** Begin Dataset entries **

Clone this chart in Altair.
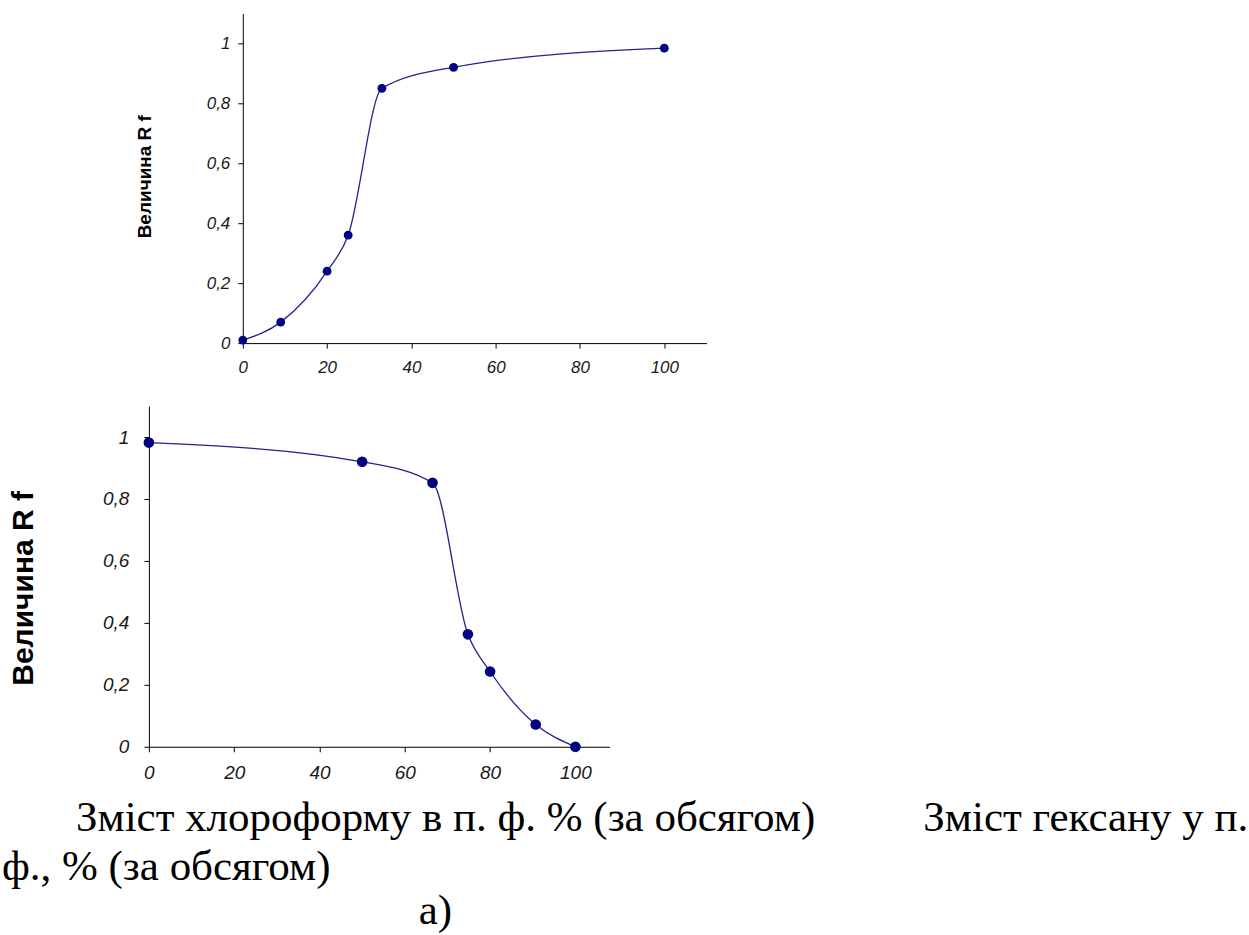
import altair as alt
import pandas as pd

# ---- data ----
chloroform = [0, 9, 20, 25, 33, 50, 100]
rf_top = [0.01, 0.07, 0.24, 0.36, 0.85, 0.92, 0.984]
hexane = [0, 50, 66.5, 74.8, 80, 90.7, 100]
rf_bottom = [0.982, 0.92, 0.852, 0.363, 0.243, 0.072, 0.0]
x_ticks = [0, 20, 40, 60, 80, 100]
y_ticks = [0, 0.2, 0.4, 0.6, 0.8, 1]
y_title = "Величина R f"
caption_1a = "Зміст хлороформу в п. ф. % (за обсягом)"
caption_1b = "Зміст гексану у п."
caption_2 = "ф., % (за обсягом)"
caption_3 = "а)"

NAVY = "#000080"
LINE = "#23238a"
LABEL_EXPR = "replace(format(datum.value, '.1~f'), '.', ',')"


def panel(df, xmax, label_size, label_pad_y, label_pad_x,
          title_size, title_pad, dot_size, title_y):
    x = alt.X("x:Q", scale=alt.Scale(domain=[0, xmax], nice=False, zero=True),
              axis=alt.Axis(values=x_ticks, title=None, grid=False,
                            labelFont="Liberation Sans", labelFontStyle="italic",
                            labelFontSize=label_size, labelColor="#1a1a1a",
                            labelPadding=label_pad_x, tickSize=5,
                            domainColor="black", tickColor="black",
                            labelFlush=False, labelOverlap=False))
    y = alt.Y("y:Q", scale=alt.Scale(domain=[0, 1.1], nice=False),
              axis=alt.Axis(values=y_ticks, title=y_title, grid=False,
                            labelExpr=LABEL_EXPR,
                            labelFont="Liberation Sans", labelFontStyle="italic",
                            labelFontSize=label_size, labelColor="#1a1a1a",
                            labelPadding=label_pad_y, tickSize=5,
                            domainColor="black", tickColor="black",
                            titleFont="Liberation Sans", titleFontWeight="bold",
                            titleFontSize=title_size, titleColor="black",
                            titlePadding=title_pad, titleY=title_y,
                            labelFlush=False, labelOverlap=False))
    base = alt.Chart(df).encode(x=x, y=y)
    line = base.mark_line(color=LINE, strokeWidth=1.3, interpolate="monotone")
    pts = base.mark_circle(color=NAVY, opacity=1, size=dot_size)
    return line, pts


df_top = pd.DataFrame({"x": chloroform, "y": rf_top})
df_bot = pd.DataFrame({"x": hexane, "y": rf_bottom})

l1, p1 = panel(df_top, 110, 17, 8, 11, 19, 52, 78, 163)
top = alt.layer(l1, p1).properties(width=464, height=330)

l2, p2 = panel(df_bot, 108, 19, 15, 12, 30, 64, 113, 182)

cap_style = dict(font="Liberation Serif", fontSize=43, color="black",
                 align="left", baseline="alphabetic")
cap_df = pd.DataFrame({"a": [0]})
c1 = alt.Chart(cap_df).mark_text(text=caption_1a, **cap_style).encode(
    x=alt.value(-73), y=alt.value(425))
c2 = alt.Chart(cap_df).mark_text(text=caption_1b, **cap_style).encode(
    x=alt.value(775), y=alt.value(425))
c3 = alt.Chart(cap_df).mark_text(text=caption_2, **cap_style).encode(
    x=alt.value(-147), y=alt.value(474))
c4 = alt.Chart(cap_df).mark_text(text=caption_3, **cap_style).encode(
    x=alt.value(270), y=alt.value(518))

bottom = alt.layer(l2, p2, c1, c2, c3, c4).properties(width=461, height=341)


def spacer(w):
    return alt.Chart(cap_df).mark_point(opacity=0, size=1).encode(
        x=alt.value(0), y=alt.value(0)).properties(width=w, height=10)


row_top = alt.hconcat(spacer(134), top, spacing=0)
row_bot = alt.hconcat(spacer(1), bottom, spacing=0)

chart = alt.vconcat(row_top, row_bot, spacing=30).properties(
    padding={"left": 0, "top": 12, "right": 0, "bottom": 0},
    background="white",
).configure_view(stroke=None)

chart.save("out.html", embed_options={"renderer": "svg", "actions": False})
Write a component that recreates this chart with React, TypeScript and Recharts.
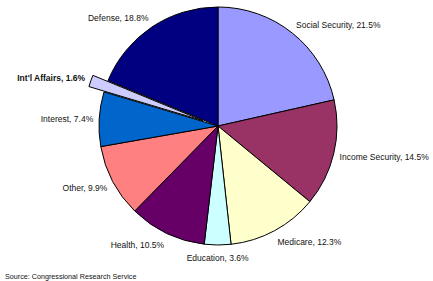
import React from 'react';
import { PieChart, Pie, Cell } from 'recharts';

const categories = [
  'Social Security', 'Income Security', 'Medicare', 'Education', 'Health',
  'Other', 'Interest', "Int'l Affairs", 'Defense',
];
const shares = [21.5, 14.5, 12.3, 3.6, 10.5, 9.9, 7.4, 1.6, 18.8];
const colors = [
  '#9999FF', '#993366', '#FFFFCC', '#CCFFFF', '#660066',
  '#FF8080', '#0066CC', '#CCCCFF', '#000080',
];
const explodedIndex = 7;
const sourceNote = 'Source: Congressional Research Service';

const data = categories.map((name, i) => ({ name, value: shares[i] }));

const RAD = Math.PI / 180;
const CX = 218;
const CY = 126;
const R = 119;
const EXPLODE = 16;

// label placed just outside the slice, anchored by side like Excel does
function makeLabel(only: (i: number) => boolean) {
  return (p: any) => {
    if (!only(p.index)) return null;
    const a = -p.midAngle * RAD;
    const r = p.outerRadius + 6;
    const x = p.cx + r * Math.cos(a);
    const y = p.cy + r * Math.sin(a);
    const sx = Math.cos(a);
    const sy = Math.sin(a);
    const anchor = sx > 0.3 ? 'start' : sx < -0.3 ? 'end' : 'middle';
    return (
      <text
        x={x}
        y={y + sy * 6 + 4}
        textAnchor={anchor}
        fontSize={8.5}
        fontFamily="'Liberation Sans', Arial, sans-serif"
        fontWeight={p.index === explodedIndex ? 'bold' : 'normal'}
        fill="#111"
      >
        {`${p.name}, ${p.value.toFixed(1)}%`}
      </text>
    );
  };
}

export default function App() {
  // offset direction for the pulled-out slice
  const before = shares.slice(0, explodedIndex).reduce((s, v) => s + v, 0);
  const total = shares.reduce((s, v) => s + v, 0);
  const mid = 90 - ((before + shares[explodedIndex] / 2) / total) * 360;
  const ex = CX + EXPLODE * Math.cos(-mid * RAD);
  const ey = CY + EXPLODE * Math.sin(-mid * RAD);

  return (
    <div style={{ position: 'absolute', left: 0, top: 0, width: 433, height: 281, background: '#fff' }}>
      <PieChart width={433} height={281} margin={{ top: 0, right: 0, bottom: 0, left: 0 }}>
        <Pie
          data={data}
          dataKey="value"
          cx={CX}
          cy={CY}
          outerRadius={R}
          startAngle={90}
          endAngle={-270}
          stroke="#000"
          strokeWidth={1}
          labelLine={false}
          label={makeLabel((i) => i !== explodedIndex)}
          isAnimationActive={false}
        >
          {data.map((d, i) => (
            <Cell
              key={d.name}
              fill={i === explodedIndex ? 'none' : colors[i]}
              stroke={i === explodedIndex ? 'none' : '#000'}
            />
          ))}
        </Pie>
        <Pie
          data={data}
          dataKey="value"
          cx={ex}
          cy={ey}
          outerRadius={R}
          startAngle={90}
          endAngle={-270}
          labelLine={false}
          label={makeLabel((i) => i === explodedIndex)}
          isAnimationActive={false}
        >
          {data.map((d, i) => (
            <Cell
              key={d.name}
              fill={i === explodedIndex ? colors[i] : 'none'}
              stroke={i === explodedIndex ? '#000' : 'none'}
            />
          ))}
        </Pie>
      </PieChart>
      <div
        style={{
          position: 'absolute',
          left: 5,
          top: 272,
          fontSize: 7.2,
          fontFamily: "'Liberation Sans', Arial, sans-serif",
          color: '#111',
          whiteSpace: 'nowrap',
        }}
      >
        {sourceNote}
      </div>
    </div>
  );
}
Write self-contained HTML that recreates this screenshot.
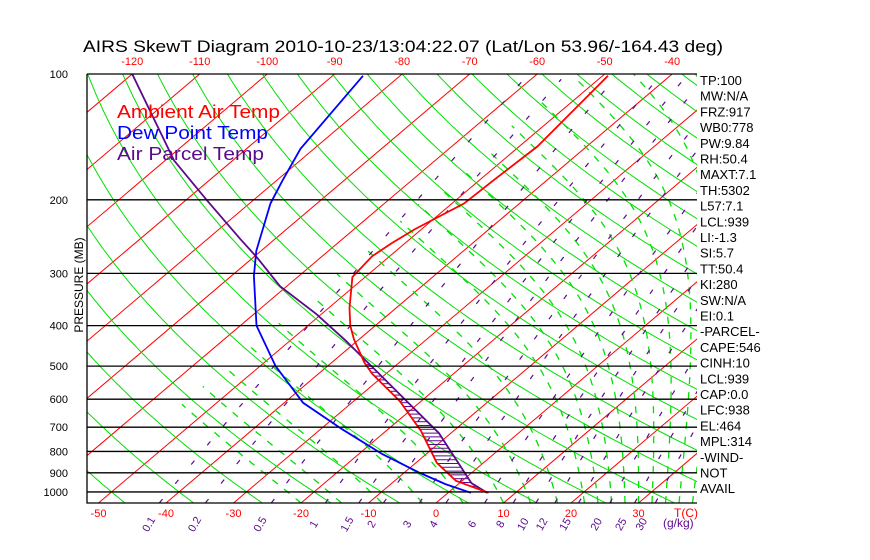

** End Dataset entries **

> _What you have to do_
Reproduce each entry precisely. Leave the pictures out.

> _Exercise result_
Clone this chart in Altair.
import altair as alt
import pandas as pd

# ---- data ----
chloroform = [0, 9, 20, 25, 33, 50, 100]
rf_top = [0.01, 0.07, 0.24, 0.36, 0.85, 0.92, 0.984]
hexane = [0, 50, 66.5, 74.8, 80, 90.7, 100]
rf_bottom = [0.982, 0.92, 0.852, 0.363, 0.243, 0.072, 0.0]
x_ticks = [0, 20, 40, 60, 80, 100]
y_ticks = [0, 0.2, 0.4, 0.6, 0.8, 1]
y_title = "Величина R f"
caption_1a = "Зміст хлороформу в п. ф. % (за обсягом)"
caption_1b = "Зміст гексану у п."
caption_2 = "ф., % (за обсягом)"
caption_3 = "а)"

NAVY = "#000080"
LINE = "#23238a"
LABEL_EXPR = "replace(format(datum.value, '.1~f'), '.', ',')"


def panel(df, xmax, label_size, label_pad_y, label_pad_x,
          title_size, title_pad, dot_size, title_y):
    x = alt.X("x:Q", scale=alt.Scale(domain=[0, xmax], nice=False, zero=True),
              axis=alt.Axis(values=x_ticks, title=None, grid=False,
                            labelFont="Liberation Sans", labelFontStyle="italic",
                            labelFontSize=label_size, labelColor="#1a1a1a",
                            labelPadding=label_pad_x, tickSize=5,
                            domainColor="black", tickColor="black",
                            labelFlush=False, labelOverlap=False))
    y = alt.Y("y:Q", scale=alt.Scale(domain=[0, 1.1], nice=False),
              axis=alt.Axis(values=y_ticks, title=y_title, grid=False,
                            labelExpr=LABEL_EXPR,
                            labelFont="Liberation Sans", labelFontStyle="italic",
                            labelFontSize=label_size, labelColor="#1a1a1a",
                            labelPadding=label_pad_y, tickSize=5,
                            domainColor="black", tickColor="black",
                            titleFont="Liberation Sans", titleFontWeight="bold",
                            titleFontSize=title_size, titleColor="black",
                            titlePadding=title_pad, titleY=title_y,
                            labelFlush=False, labelOverlap=False))
    base = alt.Chart(df).encode(x=x, y=y)
    line = base.mark_line(color=LINE, strokeWidth=1.3, interpolate="monotone")
    pts = base.mark_circle(color=NAVY, opacity=1, size=dot_size)
    return line, pts


df_top = pd.DataFrame({"x": chloroform, "y": rf_top})
df_bot = pd.DataFrame({"x": hexane, "y": rf_bottom})

l1, p1 = panel(df_top, 110, 17, 8, 11, 19, 52, 78, 163)
top = alt.layer(l1, p1).properties(width=464, height=330)

l2, p2 = panel(df_bot, 108, 19, 15, 12, 30, 64, 113, 182)

cap_style = dict(font="Liberation Serif", fontSize=43, color="black",
                 align="left", baseline="alphabetic")
cap_df = pd.DataFrame({"a": [0]})
c1 = alt.Chart(cap_df).mark_text(text=caption_1a, **cap_style).encode(
    x=alt.value(-73), y=alt.value(425))
c2 = alt.Chart(cap_df).mark_text(text=caption_1b, **cap_style).encode(
    x=alt.value(775), y=alt.value(425))
c3 = alt.Chart(cap_df).mark_text(text=caption_2, **cap_style).encode(
    x=alt.value(-147), y=alt.value(474))
c4 = alt.Chart(cap_df).mark_text(text=caption_3, **cap_style).encode(
    x=alt.value(270), y=alt.value(518))

bottom = alt.layer(l2, p2, c1, c2, c3, c4).properties(width=461, height=341)


def spacer(w):
    return alt.Chart(cap_df).mark_point(opacity=0, size=1).encode(
        x=alt.value(0), y=alt.value(0)).properties(width=w, height=10)


row_top = alt.hconcat(spacer(134), top, spacing=0)
row_bot = alt.hconcat(spacer(1), bottom, spacing=0)

chart = alt.vconcat(row_top, row_bot, spacing=30).properties(
    padding={"left": 0, "top": 12, "right": 0, "bottom": 0},
    background="white",
).configure_view(stroke=None)

chart.save("out.html", embed_options={"renderer": "svg", "actions": False})
Write a component that recreates this chart with React, TypeScript and Recharts.
import React from 'react';
import { PieChart, Pie, Cell } from 'recharts';

const categories = [
  'Social Security', 'Income Security', 'Medicare', 'Education', 'Health',
  'Other', 'Interest', "Int'l Affairs", 'Defense',
];
const shares = [21.5, 14.5, 12.3, 3.6, 10.5, 9.9, 7.4, 1.6, 18.8];
const colors = [
  '#9999FF', '#993366', '#FFFFCC', '#CCFFFF', '#660066',
  '#FF8080', '#0066CC', '#CCCCFF', '#000080',
];
const explodedIndex = 7;
const sourceNote = 'Source: Congressional Research Service';

const data = categories.map((name, i) => ({ name, value: shares[i] }));

const RAD = Math.PI / 180;
const CX = 218;
const CY = 126;
const R = 119;
const EXPLODE = 16;

// label placed just outside the slice, anchored by side like Excel does
function makeLabel(only: (i: number) => boolean) {
  return (p: any) => {
    if (!only(p.index)) return null;
    const a = -p.midAngle * RAD;
    const r = p.outerRadius + 6;
    const x = p.cx + r * Math.cos(a);
    const y = p.cy + r * Math.sin(a);
    const sx = Math.cos(a);
    const sy = Math.sin(a);
    const anchor = sx > 0.3 ? 'start' : sx < -0.3 ? 'end' : 'middle';
    return (
      <text
        x={x}
        y={y + sy * 6 + 4}
        textAnchor={anchor}
        fontSize={8.5}
        fontFamily="'Liberation Sans', Arial, sans-serif"
        fontWeight={p.index === explodedIndex ? 'bold' : 'normal'}
        fill="#111"
      >
        {`${p.name}, ${p.value.toFixed(1)}%`}
      </text>
    );
  };
}

export default function App() {
  // offset direction for the pulled-out slice
  const before = shares.slice(0, explodedIndex).reduce((s, v) => s + v, 0);
  const total = shares.reduce((s, v) => s + v, 0);
  const mid = 90 - ((before + shares[explodedIndex] / 2) / total) * 360;
  const ex = CX + EXPLODE * Math.cos(-mid * RAD);
  const ey = CY + EXPLODE * Math.sin(-mid * RAD);

  return (
    <div style={{ position: 'absolute', left: 0, top: 0, width: 433, height: 281, background: '#fff' }}>
      <PieChart width={433} height={281} margin={{ top: 0, right: 0, bottom: 0, left: 0 }}>
        <Pie
          data={data}
          dataKey="value"
          cx={CX}
          cy={CY}
          outerRadius={R}
          startAngle={90}
          endAngle={-270}
          stroke="#000"
          strokeWidth={1}
          labelLine={false}
          label={makeLabel((i) => i !== explodedIndex)}
          isAnimationActive={false}
        >
          {data.map((d, i) => (
            <Cell
              key={d.name}
              fill={i === explodedIndex ? 'none' : colors[i]}
              stroke={i === explodedIndex ? 'none' : '#000'}
            />
          ))}
        </Pie>
        <Pie
          data={data}
          dataKey="value"
          cx={ex}
          cy={ey}
          outerRadius={R}
          startAngle={90}
          endAngle={-270}
          labelLine={false}
          label={makeLabel((i) => i === explodedIndex)}
          isAnimationActive={false}
        >
          {data.map((d, i) => (
            <Cell
              key={d.name}
              fill={i === explodedIndex ? colors[i] : 'none'}
              stroke={i === explodedIndex ? '#000' : 'none'}
            />
          ))}
        </Pie>
      </PieChart>
      <div
        style={{
          position: 'absolute',
          left: 5,
          top: 272,
          fontSize: 7.2,
          fontFamily: "'Liberation Sans', Arial, sans-serif",
          color: '#111',
          whiteSpace: 'nowrap',
        }}
      >
        {sourceNote}
      </div>
    </div>
  );
}
Write self-contained HTML that recreates this screenshot.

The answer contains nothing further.